Before the Nats game last night I met a friend on "The Hill" for a drink at a well known bar across the street from Eastern Market. My journey through the hood got me to thinking about how far the area had come since my first journey there in 2001. The answer was simple - it has possibly gone backwards.
Tunnicliff's now has ahi tuna on the menu and sleek downtown-ish feel inside, but is an outlier when it comes the neighborhood as a whole. It's like the part of DC that time forgot. Better yet, it's the part of DC the city forgot to update, maintain or care about.
I've never been all that enamored with Easter Market - it's mostly people selling shit other people threw away the day before and the market smells like an open sewer. The overall feel of the place is bathroom in Mexico-ish.
I'm one of the few people not blinded by the faux visceral experience of shopping at a market like Easter Market. Privileged white people think its neat to pretend to go to the market like billions of poor people around the world who are forced to do so due to severe poverty, lack of a strong centralized government and a general absence of the sophisticated distribution of foodstuffs we enjoy in America. It's a wonder people have not grown wise to the place, but then again there's a pride inside people for things I'll never understand (think Starbucks people over-paying for coffee and being happy about it to the point of incessant bragging).
My walk through the area was as it was in 2001 - a little scary, but mostly just dirty, dingy and out of date. Every other house was tended to while all the others looked rundown and uncared for. Nothing screamed "people here love this neighborhood." It's almost 12 years later and nothing much has changed on Capitol Hill while many other neighborhoods in DC have completely reinvented themselves (U Street corridor, H Street etc et al). Why?
I'm guessing it has something to do with the transient nature of hill staff and others who choose to live there. They don't buy, they rent for a bit and then move on.
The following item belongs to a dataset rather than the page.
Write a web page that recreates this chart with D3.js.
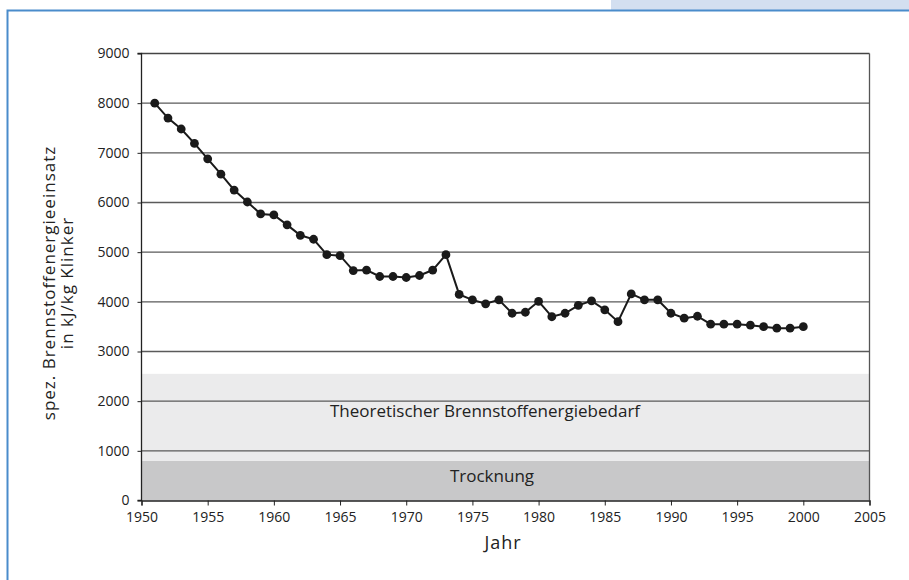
<!DOCTYPE html>
<html><head><meta charset="utf-8">
<script src="https://cdn.jsdelivr.net/npm/d3@7/dist/d3.min.js"></script>
<style>
html,body{margin:0;padding:0;background:#fff;}
svg{display:block;}
text{font-family:"Open Sans",sans-serif;fill:#222;}
</style></head>
<body>
<svg id="c" width="909" height="580"></svg>
<script>
const years = [1951,1952,1953,1954,1955,1956,1957,1958,1959,1960,1961,1962,1963,1964,1965,1966,1967,1968,1969,1970,1971,1972,1973,1974,1975,1976,1977,1978,1979,1980,1981,1982,1983,1984,1985,1986,1987,1988,1989,1990,1991,1992,1993,1994,1995,1996,1997,1998,1999,2000];
const energy = [8000,7700,7480,7190,6880,6570,6250,6010,5770,5750,5550,5340,5260,4950,4930,4630,4640,4510,4510,4490,4530,4640,4950,4150,4040,3960,4040,3770,3790,4010,3700,3770,3930,4020,3840,3600,4160,4040,4040,3770,3670,3710,3550,3550,3550,3530,3500,3470,3470,3500];
const yTicks = [0,1000,2000,3000,4000,5000,6000,7000,8000,9000];
const xTicks = [1950,1955,1960,1965,1970,1975,1980,1985,1990,1995,2000,2005];
const bandNames = ["Trocknung","Theoretischer Brennstoffenergiebedarf"];
const bandLow = [0,800];
const bandHigh = [800,2550];
const yTitle = ["spez. Brennstoffenergieeinsatz","in kJ/kg Klinker"];
const xTitle = "Jahr";

const svg = d3.select("#c");
// frame
svg.append("rect").attr("x",611).attr("y",0).attr("width",298).attr("height",10).attr("fill","#d3dff0");
svg.append("path").attr("d","M7.5,600 L7.5,10.5 L909,10.5").attr("fill","none").attr("stroke","#4a8ccb").attr("stroke-width",2);

const x = d3.scaleLinear().domain([1950,2005]).range([141.5,869.5]);
const y = d3.scaleLinear().domain([0,9000]).range([500.5,53.5]);

// bands
const bandFill = ["#c8c8c9","#ebebec"];
svg.append("g").selectAll("rect").data(bandNames).join("rect")
  .attr("x",x(1950)).attr("width",x(2005)-x(1950))
  .attr("y",(d,i)=>y(bandHigh[i])).attr("height",(d,i)=>y(bandLow[i])-y(bandHigh[i]))
  .attr("fill",(d,i)=>bandFill[i]);

// grid
svg.append("g").selectAll("line").data(yTicks.filter(v=>v>0)).join("line")
  .attr("x1",x(1950)).attr("x2",x(2005)).attr("y1",d=>y(d)).attr("y2",d=>y(d))
  .attr("stroke",d=>d===9000?"#444":"#5a5a5a").attr("stroke-width",1.3);
// right border
svg.append("line").attr("x1",x(2005)).attr("x2",x(2005)).attr("y1",y(9000)).attr("y2",y(0)).attr("stroke","#555").attr("stroke-width",1.3);

// band labels
const bandLabelX = [492,485];
const bandLabelBase = [482,417];
svg.append("g").selectAll("text").data(bandNames).join("text")
  .attr("x",(d,i)=>bandLabelX[i]).attr("y",(d,i)=>bandLabelBase[i])
  .attr("text-anchor","middle").attr("font-size",17).text(d=>d);

// axes
const yAxis = d3.axisLeft(y).tickValues(yTicks).tickSize(4).tickPadding(8).tickFormat(d3.format("d"));
const gy = svg.append("g").attr("transform",`translate(${x(1950)},0)`).call(yAxis);
const xAxis = d3.axisBottom(x).tickValues(xTicks).tickSize(5).tickPadding(7).tickFormat(d3.format("d"));
const gx = svg.append("g").attr("transform",`translate(0,${y(0)})`).call(xAxis);
[gy,gx].forEach(g=>{
  g.select(".domain").attr("stroke","#222").attr("stroke-width",1.3);
  g.selectAll(".tick line").attr("stroke","#222");
  g.selectAll(".tick text").attr("font-family","'Open Sans',sans-serif").attr("font-size",14).attr("fill","#222");
});
gy.select(".domain").attr("d",`M-4,${y(9000)}H0V${y(0)}H-4`);

// titles
svg.append("text").attr("x",503).attr("y",549).attr("text-anchor","middle").attr("font-size",18).attr("letter-spacing",1).text(xTitle);
const yt = svg.append("text").attr("transform","translate(55,283) rotate(-90)").attr("text-anchor","middle").attr("font-size",17).attr("letter-spacing",1);
yTitle.forEach((t,i)=>yt.append("tspan").attr("x",0).attr("dy",i===0?0:18).text(t));

// line + points
const line = d3.line().x((d,i)=>x(years[i])).y(d=>y(d));
svg.append("path").datum(energy).attr("d",line).attr("fill","none").attr("stroke","#1a1a1a").attr("stroke-width",2);
svg.append("g").selectAll("circle").data(energy).join("circle")
  .attr("cx",(d,i)=>x(years[i])).attr("cy",d=>y(d)).attr("r",4.4).attr("fill","#1a1a1a");
</script>
</body></html>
Landlords collect rent checks, refuse to reinvest in their properties and feel no pain as places to lay your head near the Capitol are in high demand. General infrastructure such as sidewalks, curb and gutter are the city's problem and only fixed when some kind of political or property value pressure is applied. I don't think Capitol Hill can bring either of those.
Where's the investment in real estate you see everywhere else? Big mixed use buildings so plentiful everywhere else have evaded the one area they'd be most likely to flourish - a place where people need to rent, not buy. I know that the process is slow, but is it decades slow? Other neighborhoods have proved it doesn't take that long.
Now I know why when my Capitol Hill friends come visit me in Clarendon they practically race home to start packing. What's convenience matter when you have to sacrifice any hint of quality?